▶ _Collected material_
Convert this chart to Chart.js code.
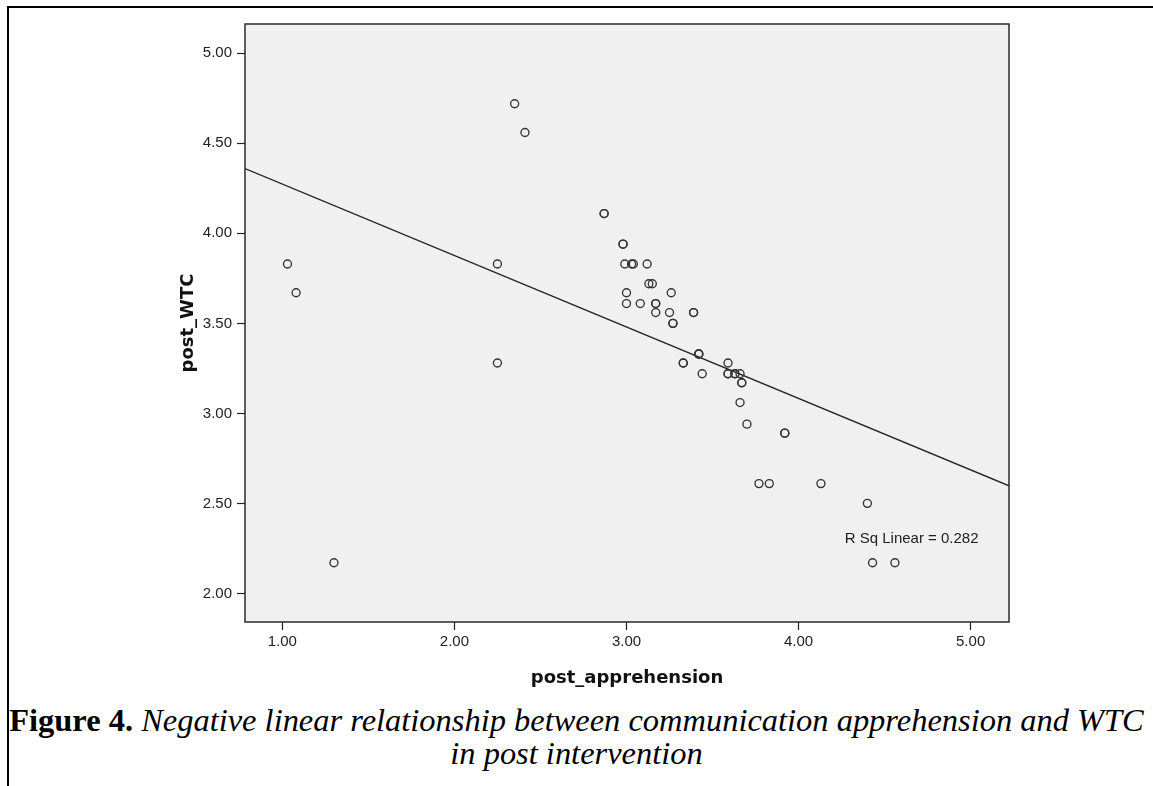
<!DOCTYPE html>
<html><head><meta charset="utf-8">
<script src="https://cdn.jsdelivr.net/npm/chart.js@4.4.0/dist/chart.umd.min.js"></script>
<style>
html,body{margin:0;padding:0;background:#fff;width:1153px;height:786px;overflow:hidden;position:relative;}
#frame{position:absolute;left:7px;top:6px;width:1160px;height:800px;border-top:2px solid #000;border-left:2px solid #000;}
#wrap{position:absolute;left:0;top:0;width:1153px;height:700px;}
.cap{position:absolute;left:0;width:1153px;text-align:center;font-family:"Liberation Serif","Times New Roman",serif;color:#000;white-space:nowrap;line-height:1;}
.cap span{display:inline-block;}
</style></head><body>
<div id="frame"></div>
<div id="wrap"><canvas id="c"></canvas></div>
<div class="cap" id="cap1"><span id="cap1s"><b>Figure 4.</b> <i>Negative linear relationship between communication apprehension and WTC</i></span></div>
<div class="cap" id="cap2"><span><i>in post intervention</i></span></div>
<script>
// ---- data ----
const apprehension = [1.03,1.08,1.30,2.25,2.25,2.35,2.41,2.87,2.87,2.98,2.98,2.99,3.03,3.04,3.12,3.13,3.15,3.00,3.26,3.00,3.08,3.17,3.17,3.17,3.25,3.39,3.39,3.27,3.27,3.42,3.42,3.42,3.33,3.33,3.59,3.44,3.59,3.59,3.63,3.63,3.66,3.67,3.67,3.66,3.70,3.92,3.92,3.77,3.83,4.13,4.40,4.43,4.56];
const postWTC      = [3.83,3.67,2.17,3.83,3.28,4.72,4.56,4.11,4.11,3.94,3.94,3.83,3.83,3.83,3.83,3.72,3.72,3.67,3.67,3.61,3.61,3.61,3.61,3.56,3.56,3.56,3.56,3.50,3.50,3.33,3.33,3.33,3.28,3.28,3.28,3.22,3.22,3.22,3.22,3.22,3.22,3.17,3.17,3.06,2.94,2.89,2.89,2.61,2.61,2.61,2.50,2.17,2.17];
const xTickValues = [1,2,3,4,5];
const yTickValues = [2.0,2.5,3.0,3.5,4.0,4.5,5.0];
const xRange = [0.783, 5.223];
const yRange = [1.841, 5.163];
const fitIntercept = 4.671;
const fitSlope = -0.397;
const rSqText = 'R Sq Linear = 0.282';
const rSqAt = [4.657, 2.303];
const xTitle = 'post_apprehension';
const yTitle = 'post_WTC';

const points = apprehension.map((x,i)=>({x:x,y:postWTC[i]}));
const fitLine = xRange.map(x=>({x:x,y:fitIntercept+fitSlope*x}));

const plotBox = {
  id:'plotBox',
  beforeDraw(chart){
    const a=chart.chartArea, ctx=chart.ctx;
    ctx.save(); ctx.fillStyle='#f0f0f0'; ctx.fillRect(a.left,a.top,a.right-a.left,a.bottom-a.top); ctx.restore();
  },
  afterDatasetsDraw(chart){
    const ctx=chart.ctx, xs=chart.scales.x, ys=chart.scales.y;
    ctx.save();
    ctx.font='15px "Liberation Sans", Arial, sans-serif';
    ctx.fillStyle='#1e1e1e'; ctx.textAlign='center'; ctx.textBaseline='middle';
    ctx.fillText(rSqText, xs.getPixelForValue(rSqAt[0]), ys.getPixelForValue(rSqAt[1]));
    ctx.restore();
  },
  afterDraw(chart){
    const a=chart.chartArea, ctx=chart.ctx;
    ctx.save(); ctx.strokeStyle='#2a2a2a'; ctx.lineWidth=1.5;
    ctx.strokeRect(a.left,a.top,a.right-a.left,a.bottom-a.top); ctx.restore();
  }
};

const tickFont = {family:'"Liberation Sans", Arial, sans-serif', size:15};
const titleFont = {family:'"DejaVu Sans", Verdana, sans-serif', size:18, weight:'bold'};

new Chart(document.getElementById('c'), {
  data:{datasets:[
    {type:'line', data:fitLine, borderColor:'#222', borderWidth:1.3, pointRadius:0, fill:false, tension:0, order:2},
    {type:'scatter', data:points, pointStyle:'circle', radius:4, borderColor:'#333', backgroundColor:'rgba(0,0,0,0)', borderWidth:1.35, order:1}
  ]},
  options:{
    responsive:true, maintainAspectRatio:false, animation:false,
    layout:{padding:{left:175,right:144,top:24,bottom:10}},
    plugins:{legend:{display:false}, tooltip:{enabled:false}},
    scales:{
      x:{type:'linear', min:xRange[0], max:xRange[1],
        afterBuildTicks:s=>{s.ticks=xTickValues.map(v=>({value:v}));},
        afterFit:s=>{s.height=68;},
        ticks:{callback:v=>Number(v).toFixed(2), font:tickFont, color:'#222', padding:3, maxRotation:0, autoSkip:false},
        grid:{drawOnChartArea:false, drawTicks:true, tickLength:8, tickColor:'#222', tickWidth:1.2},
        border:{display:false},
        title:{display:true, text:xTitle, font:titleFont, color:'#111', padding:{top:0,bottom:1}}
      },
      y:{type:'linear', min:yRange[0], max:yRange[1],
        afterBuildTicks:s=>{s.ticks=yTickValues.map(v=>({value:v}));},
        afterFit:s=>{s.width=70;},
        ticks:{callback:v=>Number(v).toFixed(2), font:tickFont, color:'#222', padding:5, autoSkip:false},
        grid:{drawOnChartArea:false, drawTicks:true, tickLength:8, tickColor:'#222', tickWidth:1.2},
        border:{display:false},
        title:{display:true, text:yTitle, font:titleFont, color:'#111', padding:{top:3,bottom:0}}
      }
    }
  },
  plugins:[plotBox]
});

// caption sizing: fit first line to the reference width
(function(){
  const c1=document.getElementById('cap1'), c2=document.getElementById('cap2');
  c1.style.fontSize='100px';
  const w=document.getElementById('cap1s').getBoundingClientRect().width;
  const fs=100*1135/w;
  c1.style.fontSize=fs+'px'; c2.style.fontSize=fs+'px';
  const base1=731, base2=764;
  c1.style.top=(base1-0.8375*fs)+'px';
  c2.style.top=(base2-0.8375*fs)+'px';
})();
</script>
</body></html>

▶ _What is being asked_
Using the material above, return every line exactly as it appears, minus the pictures.

▶ _Task output_
Convert this chart to Chart.js code.
<!DOCTYPE html>
<html><head><meta charset="utf-8">
<script src="https://cdn.jsdelivr.net/npm/chart.js@4.4.0/dist/chart.umd.min.js"></script>
<style>
html,body{margin:0;padding:0;background:#fff;width:1153px;height:786px;overflow:hidden;position:relative;}
#frame{position:absolute;left:7px;top:6px;width:1160px;height:800px;border-top:2px solid #000;border-left:2px solid #000;}
#wrap{position:absolute;left:0;top:0;width:1153px;height:700px;}
.cap{position:absolute;left:0;width:1153px;text-align:center;font-family:"Liberation Serif","Times New Roman",serif;color:#000;white-space:nowrap;line-height:1;}
.cap span{display:inline-block;}
</style></head><body>
<div id="frame"></div>
<div id="wrap"><canvas id="c"></canvas></div>
<div class="cap" id="cap1"><span id="cap1s"><b>Figure 4.</b> <i>Negative linear relationship between communication apprehension and WTC</i></span></div>
<div class="cap" id="cap2"><span><i>in post intervention</i></span></div>
<script>
// ---- data ----
const apprehension = [1.03,1.08,1.30,2.25,2.25,2.35,2.41,2.87,2.87,2.98,2.98,2.99,3.03,3.04,3.12,3.13,3.15,3.00,3.26,3.00,3.08,3.17,3.17,3.17,3.25,3.39,3.39,3.27,3.27,3.42,3.42,3.42,3.33,3.33,3.59,3.44,3.59,3.59,3.63,3.63,3.66,3.67,3.67,3.66,3.70,3.92,3.92,3.77,3.83,4.13,4.40,4.43,4.56];
const postWTC      = [3.83,3.67,2.17,3.83,3.28,4.72,4.56,4.11,4.11,3.94,3.94,3.83,3.83,3.83,3.83,3.72,3.72,3.67,3.67,3.61,3.61,3.61,3.61,3.56,3.56,3.56,3.56,3.50,3.50,3.33,3.33,3.33,3.28,3.28,3.28,3.22,3.22,3.22,3.22,3.22,3.22,3.17,3.17,3.06,2.94,2.89,2.89,2.61,2.61,2.61,2.50,2.17,2.17];
const xTickValues = [1,2,3,4,5];
const yTickValues = [2.0,2.5,3.0,3.5,4.0,4.5,5.0];
const xRange = [0.783, 5.223];
const yRange = [1.841, 5.163];
const fitIntercept = 4.671;
const fitSlope = -0.397;
const rSqText = 'R Sq Linear = 0.282';
const rSqAt = [4.657, 2.303];
const xTitle = 'post_apprehension';
const yTitle = 'post_WTC';

const points = apprehension.map((x,i)=>({x:x,y:postWTC[i]}));
const fitLine = xRange.map(x=>({x:x,y:fitIntercept+fitSlope*x}));

const plotBox = {
  id:'plotBox',
  beforeDraw(chart){
    const a=chart.chartArea, ctx=chart.ctx;
    ctx.save(); ctx.fillStyle='#f0f0f0'; ctx.fillRect(a.left,a.top,a.right-a.left,a.bottom-a.top); ctx.restore();
  },
  afterDatasetsDraw(chart){
    const ctx=chart.ctx, xs=chart.scales.x, ys=chart.scales.y;
    ctx.save();
    ctx.font='15px "Liberation Sans", Arial, sans-serif';
    ctx.fillStyle='#1e1e1e'; ctx.textAlign='center'; ctx.textBaseline='middle';
    ctx.fillText(rSqText, xs.getPixelForValue(rSqAt[0]), ys.getPixelForValue(rSqAt[1]));
    ctx.restore();
  },
  afterDraw(chart){
    const a=chart.chartArea, ctx=chart.ctx;
    ctx.save(); ctx.strokeStyle='#2a2a2a'; ctx.lineWidth=1.5;
    ctx.strokeRect(a.left,a.top,a.right-a.left,a.bottom-a.top); ctx.restore();
  }
};

const tickFont = {family:'"Liberation Sans", Arial, sans-serif', size:15};
const titleFont = {family:'"DejaVu Sans", Verdana, sans-serif', size:18, weight:'bold'};

new Chart(document.getElementById('c'), {
  data:{datasets:[
    {type:'line', data:fitLine, borderColor:'#222', borderWidth:1.3, pointRadius:0, fill:false, tension:0, order:2},
    {type:'scatter', data:points, pointStyle:'circle', radius:4, borderColor:'#333', backgroundColor:'rgba(0,0,0,0)', borderWidth:1.35, order:1}
  ]},
  options:{
    responsive:true, maintainAspectRatio:false, animation:false,
    layout:{padding:{left:175,right:144,top:24,bottom:10}},
    plugins:{legend:{display:false}, tooltip:{enabled:false}},
    scales:{
      x:{type:'linear', min:xRange[0], max:xRange[1],
        afterBuildTicks:s=>{s.ticks=xTickValues.map(v=>({value:v}));},
        afterFit:s=>{s.height=68;},
        ticks:{callback:v=>Number(v).toFixed(2), font:tickFont, color:'#222', padding:3, maxRotation:0, autoSkip:false},
        grid:{drawOnChartArea:false, drawTicks:true, tickLength:8, tickColor:'#222', tickWidth:1.2},
        border:{display:false},
        title:{display:true, text:xTitle, font:titleFont, color:'#111', padding:{top:0,bottom:1}}
      },
      y:{type:'linear', min:yRange[0], max:yRange[1],
        afterBuildTicks:s=>{s.ticks=yTickValues.map(v=>({value:v}));},
        afterFit:s=>{s.width=70;},
        ticks:{callback:v=>Number(v).toFixed(2), font:tickFont, color:'#222', padding:5, autoSkip:false},
        grid:{drawOnChartArea:false, drawTicks:true, tickLength:8, tickColor:'#222', tickWidth:1.2},
        border:{display:false},
        title:{display:true, text:yTitle, font:titleFont, color:'#111', padding:{top:3,bottom:0}}
      }
    }
  },
  plugins:[plotBox]
});

// caption sizing: fit first line to the reference width
(function(){
  const c1=document.getElementById('cap1'), c2=document.getElementById('cap2');
  c1.style.fontSize='100px';
  const w=document.getElementById('cap1s').getBoundingClientRect().width;
  const fs=100*1135/w;
  c1.style.fontSize=fs+'px'; c2.style.fontSize=fs+'px';
  const base1=731, base2=764;
  c1.style.top=(base1-0.8375*fs)+'px';
  c2.style.top=(base2-0.8375*fs)+'px';
})();
</script>
</body></html>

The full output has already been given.